*SET EXERCISE*: Copy out the records precisely, omitting pictures.

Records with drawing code
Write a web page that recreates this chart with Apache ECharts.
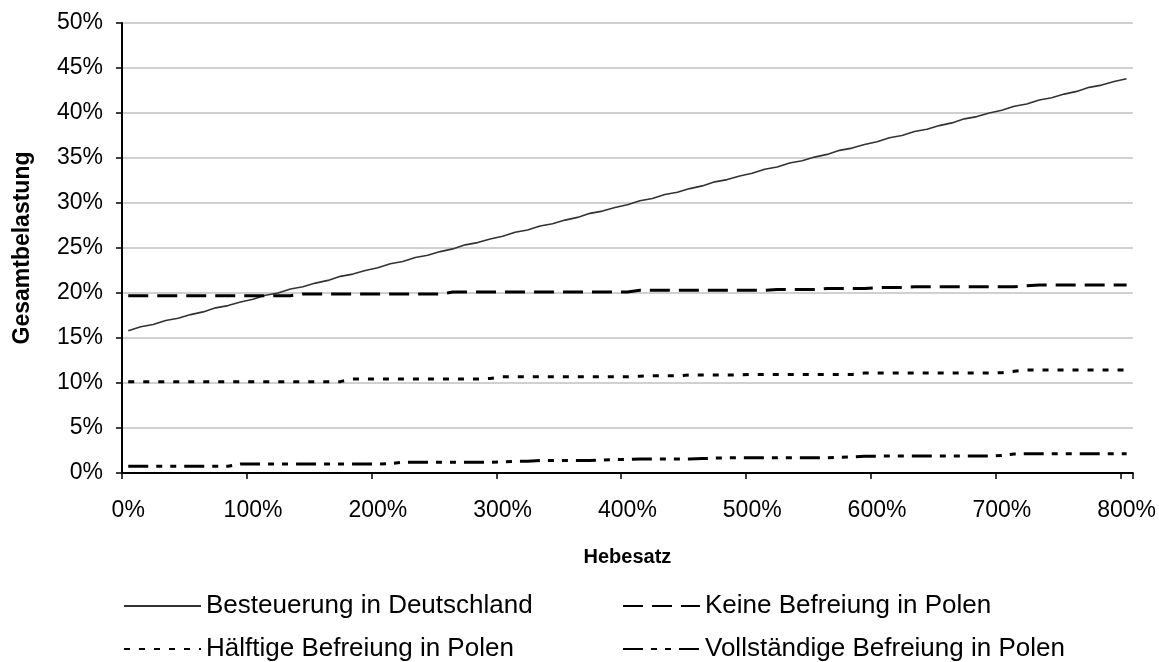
<!DOCTYPE html>
<html>
<head>
<meta charset="utf-8">
<script src="https://cdn.jsdelivr.net/npm/echarts@6/dist/echarts.min.js"></script>
<style>
html,body{margin:0;padding:0;background:#fff;}
#chart{width:1159px;height:662px;}
</style>
</head>
<body>
<div id="chart"></div>
<script>
// Hebesatz categories 0% .. 800% in 10% steps
const hebesatz = ['0%','10%','20%','30%','40%','50%','60%','70%','80%','90%',
  '100%','110%','120%','130%','140%','150%','160%','170%','180%','190%',
  '200%','210%','220%','230%','240%','250%','260%','270%','280%','290%',
  '300%','310%','320%','330%','340%','350%','360%','370%','380%','390%',
  '400%','410%','420%','430%','440%','450%','460%','470%','480%','490%',
  '500%','510%','520%','530%','540%','550%','560%','570%','580%','590%',
  '600%','610%','620%','630%','640%','650%','660%','670%','680%','690%',
  '700%','710%','720%','730%','740%','750%','760%','770%','780%','790%',
  '800%'];

const yTicks = [0,5,10,15,20,25,30,35,40,45,50];

// Gesamtbelastung in %
const besteuerungDeutschland = [
  15.8,16.25,16.5,16.95,17.2,17.6,17.9,18.35,18.6,19.0,
  19.3,19.75,20.0,20.45,20.7,21.1,21.4,21.85,22.1,22.5,
  22.8,23.25,23.5,23.95,24.2,24.6,24.9,25.35,25.6,26.0,
  26.3,26.75,27.0,27.45,27.7,28.1,28.4,28.85,29.1,29.5,
  29.8,30.25,30.5,30.95,31.2,31.6,31.9,32.35,32.6,33.0,
  33.3,33.75,34.0,34.45,34.7,35.1,35.4,35.85,36.1,36.5,
  36.8,37.25,37.5,37.95,38.2,38.6,38.9,39.35,39.6,40.0,
  40.3,40.75,41.0,41.45,41.7,42.1,42.4,42.85,43.1,43.5,
  43.8];

const keineBefreiung = [
  19.7,19.7,19.7,19.7,19.7,19.7,19.7,19.7,19.7,19.7,
  19.7,19.7,19.7,19.7,19.9,19.9,19.9,19.9,19.9,19.9,
  19.9,19.9,19.9,19.9,19.9,19.9,20.1,20.1,20.1,20.1,
  20.1,20.1,20.1,20.1,20.1,20.1,20.1,20.1,20.1,20.1,
  20.1,20.3,20.3,20.3,20.3,20.3,20.3,20.3,20.3,20.3,
  20.3,20.3,20.4,20.4,20.4,20.4,20.5,20.5,20.5,20.5,
  20.6,20.6,20.6,20.7,20.7,20.7,20.7,20.7,20.7,20.7,
  20.7,20.7,20.8,20.9,20.9,20.9,20.9,20.9,20.9,20.9,
  20.9];

const haelftigeBefreiung = [
  10.15,10.15,10.15,10.15,10.15,10.15,10.15,10.15,10.15,10.15,
  10.15,10.15,10.15,10.15,10.15,10.15,10.15,10.15,10.45,10.45,
  10.45,10.45,10.45,10.45,10.45,10.45,10.45,10.45,10.45,10.5,
  10.7,10.7,10.7,10.7,10.7,10.7,10.7,10.7,10.7,10.7,
  10.7,10.75,10.8,10.8,10.8,10.9,10.9,10.9,10.9,10.9,
  10.95,10.95,10.95,10.95,10.95,10.95,10.95,10.95,10.95,11.1,
  11.1,11.1,11.1,11.1,11.1,11.1,11.1,11.1,11.1,11.1,
  11.15,11.3,11.45,11.45,11.45,11.45,11.45,11.45,11.45,11.45,
  11.45];

const vollstaendigeBefreiung = [
  0.75,0.75,0.75,0.75,0.75,0.75,0.75,0.75,0.75,1.0,
  1.0,1.0,1.0,1.0,1.0,1.0,1.0,1.0,1.0,1.0,
  1.0,1.05,1.2,1.2,1.2,1.2,1.2,1.2,1.2,1.2,
  1.25,1.3,1.3,1.4,1.4,1.4,1.4,1.4,1.45,1.5,
  1.5,1.55,1.55,1.55,1.55,1.55,1.6,1.65,1.7,1.7,
  1.7,1.7,1.7,1.7,1.7,1.7,1.7,1.75,1.8,1.85,
  1.85,1.9,1.9,1.9,1.9,1.9,1.9,1.9,1.9,1.9,
  1.95,2.1,2.15,2.15,2.15,2.15,2.15,2.15,2.15,2.15,
  2.15];

const seriesNames = ['Besteuerung in Deutschland','Keine Befreiung in Polen',
  'Hälftige Befreiung in Polen','Vollständige Befreiung in Polen'];

const FONT = 'Liberation Sans, Arial, sans-serif';
const chart = echarts.init(document.getElementById('chart'), null, {renderer: 'canvas'});

function legendAt(name, left, top) {
  return {
    data: [name], left: left, top: top, padding: 0,
    itemWidth: 77, itemHeight: 14, itemGap: 0,
    itemStyle: {opacity: 0},
    textStyle: {fontFamily: FONT, fontSize: 26, color: '#000', padding: [0,0,0,0]},
    selectedMode: false
  };
}

chart.setOption({
  animation: false,
  backgroundColor: '#fff',
  grid: {left: 122, right: 22, top: 23, bottom: 189, containLabel: false},
  legend: [
    legendAt(seriesNames[0], 123, 593),
    legendAt(seriesNames[1], 622, 593),
    legendAt(seriesNames[2], 123, 636),
    legendAt(seriesNames[3], 622, 636)
  ],
  xAxis: {
    type: 'category', data: hebesatz, boundaryGap: true,
    name: 'Hebesatz', nameLocation: 'middle', nameGap: 74,
    nameTextStyle: {fontFamily: FONT, fontSize: 20, fontWeight: 'bold', color: '#000'},
    axisLine: {lineStyle: {color: '#000', width: 2}},
    axisTick: {show: true, interval: 9, length: 6, lineStyle: {color: '#000', width: 1.5}},
    axisLabel: {interval: 9, margin: 26, fontFamily: FONT, fontSize: 23, color: '#000'},
    splitLine: {show: false}
  },
  yAxis: {
    type: 'value', min: yTicks[0], max: yTicks[yTicks.length-1], interval: 5,
    name: 'Gesamtbelastung', nameLocation: 'middle', nameGap: 88, nameRotate: 90,
    nameTextStyle: {fontFamily: FONT, fontSize: 23, fontWeight: 'bold', color: '#000'},
    axisLine: {show: true, lineStyle: {color: '#000', width: 2}},
    axisTick: {show: true, length: 6, lineStyle: {color: '#000', width: 1.5}},
    axisLabel: {margin: 19, fontFamily: FONT, fontSize: 23, color: '#000', formatter: '{value}%'},
    splitLine: {show: true, lineStyle: {color: '#c0c0c0', width: 1.5}}
  },
  series: [
    {name: seriesNames[0], type: 'line', data: besteuerungDeutschland, symbol: 'none',
     lineStyle: {color: '#333', width: 1.6, type: 'solid'}, itemStyle: {color: '#333'}},
    {name: seriesNames[1], type: 'line', data: keineBefreiung, symbol: 'none',
     lineStyle: {color: '#000', width: 3, type: [20, 9]}, itemStyle: {color: '#000'}},
    {name: seriesNames[2], type: 'line', data: haelftigeBefreiung, symbol: 'none',
     lineStyle: {color: '#000', width: 3, type: [6, 9]}, itemStyle: {color: '#000'}},
    {name: seriesNames[3], type: 'line', data: vollstaendigeBefreiung, symbol: 'none',
     lineStyle: {color: '#000', width: 3, type: [20, 8, 6, 8, 6, 8]}, itemStyle: {color: '#000'}}
  ]
});
</script>
</body>
</html>
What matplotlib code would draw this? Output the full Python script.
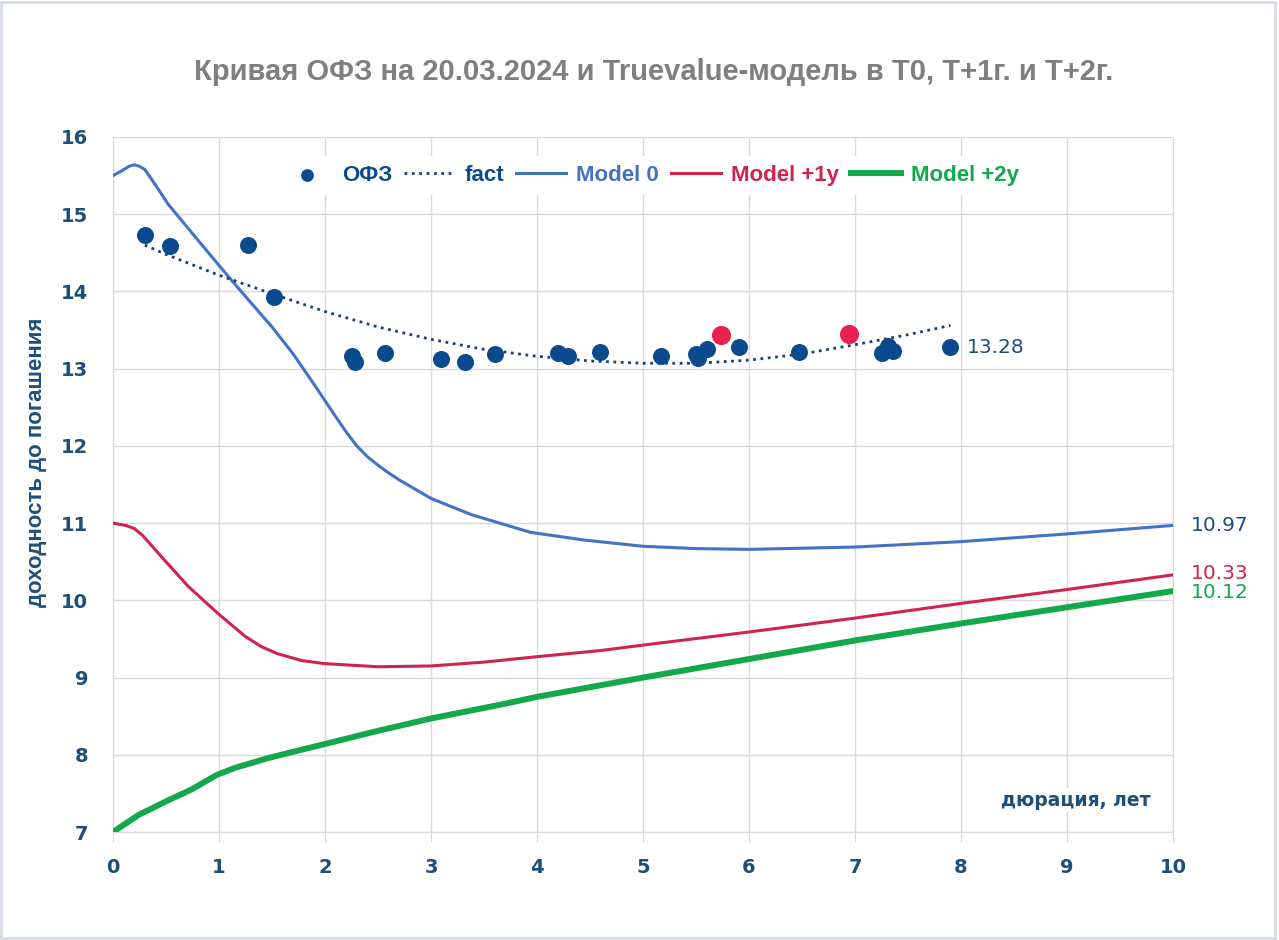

*ANSWER FOR THIS EXERCISE*:
Write a web page that recreates this chart with Apache ECharts.
<!DOCTYPE html>
<html>
<head>
<meta charset="utf-8">
<script src="https://cdn.jsdelivr.net/npm/echarts@6/dist/echarts.min.js"></script>
<style>
html,body{margin:0;padding:0;background:#fff;}
#chart{width:1159px;height:662px;}
</style>
</head>
<body>
<div id="chart"></div>
<script>
// Hebesatz categories 0% .. 800% in 10% steps
const hebesatz = ['0%','10%','20%','30%','40%','50%','60%','70%','80%','90%',
  '100%','110%','120%','130%','140%','150%','160%','170%','180%','190%',
  '200%','210%','220%','230%','240%','250%','260%','270%','280%','290%',
  '300%','310%','320%','330%','340%','350%','360%','370%','380%','390%',
  '400%','410%','420%','430%','440%','450%','460%','470%','480%','490%',
  '500%','510%','520%','530%','540%','550%','560%','570%','580%','590%',
  '600%','610%','620%','630%','640%','650%','660%','670%','680%','690%',
  '700%','710%','720%','730%','740%','750%','760%','770%','780%','790%',
  '800%'];

const yTicks = [0,5,10,15,20,25,30,35,40,45,50];

// Gesamtbelastung in %
const besteuerungDeutschland = [
  15.8,16.25,16.5,16.95,17.2,17.6,17.9,18.35,18.6,19.0,
  19.3,19.75,20.0,20.45,20.7,21.1,21.4,21.85,22.1,22.5,
  22.8,23.25,23.5,23.95,24.2,24.6,24.9,25.35,25.6,26.0,
  26.3,26.75,27.0,27.45,27.7,28.1,28.4,28.85,29.1,29.5,
  29.8,30.25,30.5,30.95,31.2,31.6,31.9,32.35,32.6,33.0,
  33.3,33.75,34.0,34.45,34.7,35.1,35.4,35.85,36.1,36.5,
  36.8,37.25,37.5,37.95,38.2,38.6,38.9,39.35,39.6,40.0,
  40.3,40.75,41.0,41.45,41.7,42.1,42.4,42.85,43.1,43.5,
  43.8];

const keineBefreiung = [
  19.7,19.7,19.7,19.7,19.7,19.7,19.7,19.7,19.7,19.7,
  19.7,19.7,19.7,19.7,19.9,19.9,19.9,19.9,19.9,19.9,
  19.9,19.9,19.9,19.9,19.9,19.9,20.1,20.1,20.1,20.1,
  20.1,20.1,20.1,20.1,20.1,20.1,20.1,20.1,20.1,20.1,
  20.1,20.3,20.3,20.3,20.3,20.3,20.3,20.3,20.3,20.3,
  20.3,20.3,20.4,20.4,20.4,20.4,20.5,20.5,20.5,20.5,
  20.6,20.6,20.6,20.7,20.7,20.7,20.7,20.7,20.7,20.7,
  20.7,20.7,20.8,20.9,20.9,20.9,20.9,20.9,20.9,20.9,
  20.9];

const haelftigeBefreiung = [
  10.15,10.15,10.15,10.15,10.15,10.15,10.15,10.15,10.15,10.15,
  10.15,10.15,10.15,10.15,10.15,10.15,10.15,10.15,10.45,10.45,
  10.45,10.45,10.45,10.45,10.45,10.45,10.45,10.45,10.45,10.5,
  10.7,10.7,10.7,10.7,10.7,10.7,10.7,10.7,10.7,10.7,
  10.7,10.75,10.8,10.8,10.8,10.9,10.9,10.9,10.9,10.9,
  10.95,10.95,10.95,10.95,10.95,10.95,10.95,10.95,10.95,11.1,
  11.1,11.1,11.1,11.1,11.1,11.1,11.1,11.1,11.1,11.1,
  11.15,11.3,11.45,11.45,11.45,11.45,11.45,11.45,11.45,11.45,
  11.45];

const vollstaendigeBefreiung = [
  0.75,0.75,0.75,0.75,0.75,0.75,0.75,0.75,0.75,1.0,
  1.0,1.0,1.0,1.0,1.0,1.0,1.0,1.0,1.0,1.0,
  1.0,1.05,1.2,1.2,1.2,1.2,1.2,1.2,1.2,1.2,
  1.25,1.3,1.3,1.4,1.4,1.4,1.4,1.4,1.45,1.5,
  1.5,1.55,1.55,1.55,1.55,1.55,1.6,1.65,1.7,1.7,
  1.7,1.7,1.7,1.7,1.7,1.7,1.7,1.75,1.8,1.85,
  1.85,1.9,1.9,1.9,1.9,1.9,1.9,1.9,1.9,1.9,
  1.95,2.1,2.15,2.15,2.15,2.15,2.15,2.15,2.15,2.15,
  2.15];

const seriesNames = ['Besteuerung in Deutschland','Keine Befreiung in Polen',
  'Hälftige Befreiung in Polen','Vollständige Befreiung in Polen'];

const FONT = 'Liberation Sans, Arial, sans-serif';
const chart = echarts.init(document.getElementById('chart'), null, {renderer: 'canvas'});

function legendAt(name, left, top) {
  return {
    data: [name], left: left, top: top, padding: 0,
    itemWidth: 77, itemHeight: 14, itemGap: 0,
    itemStyle: {opacity: 0},
    textStyle: {fontFamily: FONT, fontSize: 26, color: '#000', padding: [0,0,0,0]},
    selectedMode: false
  };
}

chart.setOption({
  animation: false,
  backgroundColor: '#fff',
  grid: {left: 122, right: 22, top: 23, bottom: 189, containLabel: false},
  legend: [
    legendAt(seriesNames[0], 123, 593),
    legendAt(seriesNames[1], 622, 593),
    legendAt(seriesNames[2], 123, 636),
    legendAt(seriesNames[3], 622, 636)
  ],
  xAxis: {
    type: 'category', data: hebesatz, boundaryGap: true,
    name: 'Hebesatz', nameLocation: 'middle', nameGap: 74,
    nameTextStyle: {fontFamily: FONT, fontSize: 20, fontWeight: 'bold', color: '#000'},
    axisLine: {lineStyle: {color: '#000', width: 2}},
    axisTick: {show: true, interval: 9, length: 6, lineStyle: {color: '#000', width: 1.5}},
    axisLabel: {interval: 9, margin: 26, fontFamily: FONT, fontSize: 23, color: '#000'},
    splitLine: {show: false}
  },
  yAxis: {
    type: 'value', min: yTicks[0], max: yTicks[yTicks.length-1], interval: 5,
    name: 'Gesamtbelastung', nameLocation: 'middle', nameGap: 88, nameRotate: 90,
    nameTextStyle: {fontFamily: FONT, fontSize: 23, fontWeight: 'bold', color: '#000'},
    axisLine: {show: true, lineStyle: {color: '#000', width: 2}},
    axisTick: {show: true, length: 6, lineStyle: {color: '#000', width: 1.5}},
    axisLabel: {margin: 19, fontFamily: FONT, fontSize: 23, color: '#000', formatter: '{value}%'},
    splitLine: {show: true, lineStyle: {color: '#c0c0c0', width: 1.5}}
  },
  series: [
    {name: seriesNames[0], type: 'line', data: besteuerungDeutschland, symbol: 'none',
     lineStyle: {color: '#333', width: 1.6, type: 'solid'}, itemStyle: {color: '#333'}},
    {name: seriesNames[1], type: 'line', data: keineBefreiung, symbol: 'none',
     lineStyle: {color: '#000', width: 3, type: [20, 9]}, itemStyle: {color: '#000'}},
    {name: seriesNames[2], type: 'line', data: haelftigeBefreiung, symbol: 'none',
     lineStyle: {color: '#000', width: 3, type: [6, 9]}, itemStyle: {color: '#000'}},
    {name: seriesNames[3], type: 'line', data: vollstaendigeBefreiung, symbol: 'none',
     lineStyle: {color: '#000', width: 3, type: [20, 8, 6, 8, 6, 8]}, itemStyle: {color: '#000'}}
  ]
});
</script>
</body>
</html>
What matplotlib code would draw this? Output the full Python script.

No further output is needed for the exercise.